Los hebreos adoptaron inicialmente en su ley mosaica muchos preceptos del sistema legal babilónico (Código de Hammurabi), sobre todo los relacionados con los sistemas de propiedad y las prácticas mercantiles. De los sumerios recibieron tradiciones como las de la creación del hombre, el Paraíso, el diluvio y la torre de Babel, el estilo de sus himnos y la repugnancia por la reproducción iconográfica de sus divinidades. De los egipcios, además de la formación de algunos de sus héroes como Moisés, tomaron algunos de sus ritos, la organización sacerdotal y el tono de sus proverbios. Pero, además de estos elementos provenientes de las antiguas culturas, la religión judía creó nociones de excepcional importancia: el culto de un dios único, Yahvéh o Jehová; la concepción teológica del pecado; el pacto de su dios con el pueblo elegido, que los obligaba a seguir sus mandatos, y la misión divina de los hebreos como representantes o depositarios del culto de Jehová. Gracias a esta última terrible y trascendental misión, toda la historia y toda la vida personal tienen un significado religioso y cuanto ocurre al pueblo de Israel está ordenado por Jehová. Otro elemento importante de su concepción religiosa política es la idea de una sociedad justa, que constituía una gran novedad para su tiempo.

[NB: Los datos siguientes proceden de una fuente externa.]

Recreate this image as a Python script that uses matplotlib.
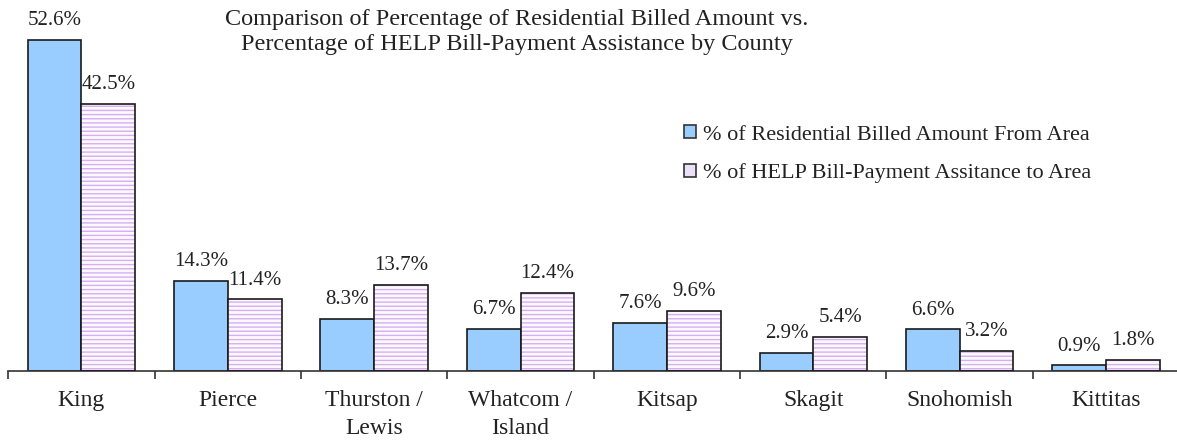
import matplotlib
matplotlib.use("Agg")
import matplotlib.pyplot as plt
from matplotlib.patches import Patch
import numpy as np

categories = ["King", "Pierce", "Thurston /\nLewis", "Whatcom /\nIsland",
              "Kitsap", "Skagit", "Snohomish", "Kittitas"]
billed = [52.6, 14.3, 8.3, 6.7, 7.6, 2.9, 6.6, 0.9]
help_assist = [42.5, 11.4, 13.7, 12.4, 9.6, 5.4, 3.2, 1.8]
series_names = ["% of Residential Billed Amount From Area",
                "% of HELP Bill-Payment Assitance to Area"]
title = ("Comparison of Percentage of Residential Billed Amount vs.\n"
         "Percentage of HELP Bill-Payment Assistance by County")

plt.rcParams['font.family'] = ['Liberation Serif', 'DejaVu Serif']
plt.rcParams['hatch.linewidth'] = 1.0

W, H = 1177, 442
fig = plt.figure(figsize=(W / 100, H / 100), dpi=100)
ax = fig.add_axes([8.3 / W, (H - 371) / H, 1170.9 / W, 346 / H])

x = np.arange(len(categories))
bw = 0.367
blue = '#99ccff'
hatch_col = '#d4b0f0'

ax.bar(x - bw / 2, billed, bw, color=blue, edgecolor='#1a1a1a', linewidth=1.2, zorder=2)
ax.bar(x + bw / 2, help_assist, bw, color='#fdf8fe', edgecolor=hatch_col,
       hatch='----', linewidth=0, zorder=2)
ax.bar(x + bw / 2, help_assist, bw, fill=False, edgecolor='#1a1a1a', linewidth=1.2, zorder=3)

for xi, v in zip(x - bw / 2, billed):
    ax.annotate(f"{v:.1f}%", (xi, v), xytext=(0, 7), textcoords='offset points',
                ha='center', va='bottom', fontsize=15, color='#222222')
for xi, v in zip(x + bw / 2, help_assist):
    ax.annotate(f"{v:.1f}%", (xi, v), xytext=(0, 7), textcoords='offset points',
                ha='center', va='bottom', fontsize=15, color='#222222')

ax.set_xlim(-0.5, len(categories) - 0.5)
ax.set_ylim(0, 55)
ax.set_xticks(x)
ax.set_xticklabels(categories, fontsize=17, color='#222222', linespacing=1.42)
ax.set_xticks(np.arange(len(categories) + 1) - 0.5, minor=True)
ax.tick_params(axis='x', which='major', length=0, pad=14)
ax.tick_params(axis='x', which='minor', length=6, width=1.2, color='#333333')
ax.set_yticks([])
for s in ['left', 'right', 'top']:
    ax.spines[s].set_visible(False)
ax.spines['bottom'].set_linewidth(1.2)
ax.spines['bottom'].set_color('#333333')
ax.patch.set_alpha(0)

fig.text(517 / W, 1 - 32 / H, title, ha='center', va='center', fontsize=17.5,
         color='#222222', linespacing=1.3)

handles = [Patch(facecolor=blue, edgecolor='#333333', linewidth=1.2),
           Patch(facecolor='#ece0f8', edgecolor='#333333', linewidth=1.2)]
fig.legend(handles, series_names, loc='upper left', bbox_to_anchor=(664 / W, 1 - 105 / H),
           frameon=False, fontsize=16, handlelength=0.55, handleheight=0.55,
           handletextpad=0.3, labelspacing=0.85, labelcolor='#222222')

fig.savefig("out.png", dpi=100)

Sus principales fiestas son la de los Ázimos o Pascua (Pesach), que recuerda la salida de Egipto; la de las Cosechas o Semanas (Shabuot), la de los Tabernáculos, la de la Expiación (Yom Kippur) y el Año Nuevo (Rosh Ha-Shanah), así como la prescripción del reposo completo en los sábados.

Después de la primera destrucción del templo (s. VI a. C.) se organizó el judaísmo con el establecimiento del culto en las sinagogas, el estudio de la Torá (los cinco primeros libros bíblicos), la circuncisión y el impulso del mesianismo. El Talmud, o sea la doctrina tradicional y la reglamentación de los preceptos judaicos, adquirió su primera forma canónica hacia el año 220 de nuestra era.

Las cautividades, persecuciones y dispersiones inspiraron a los legisladores y profetas hebreos la médula de su doctrina: gracias a sus sufrimientos los hebreos quedaron purificados a fin de poder ser los mensajeros del dios único y de llevar a todas las naciones la nueva fe de la salvación del mundo y de la redención moral de la humanidad. Pero, al mismo tiempo, aquellas adversidades y esta misión privilegiada determinaron en ellos la voluntad de aislamiento y la rigidez en su disciplina religiosa que habrán de ser una de las causas de sus conflictos con los pueblos con que tuvieron que convivir.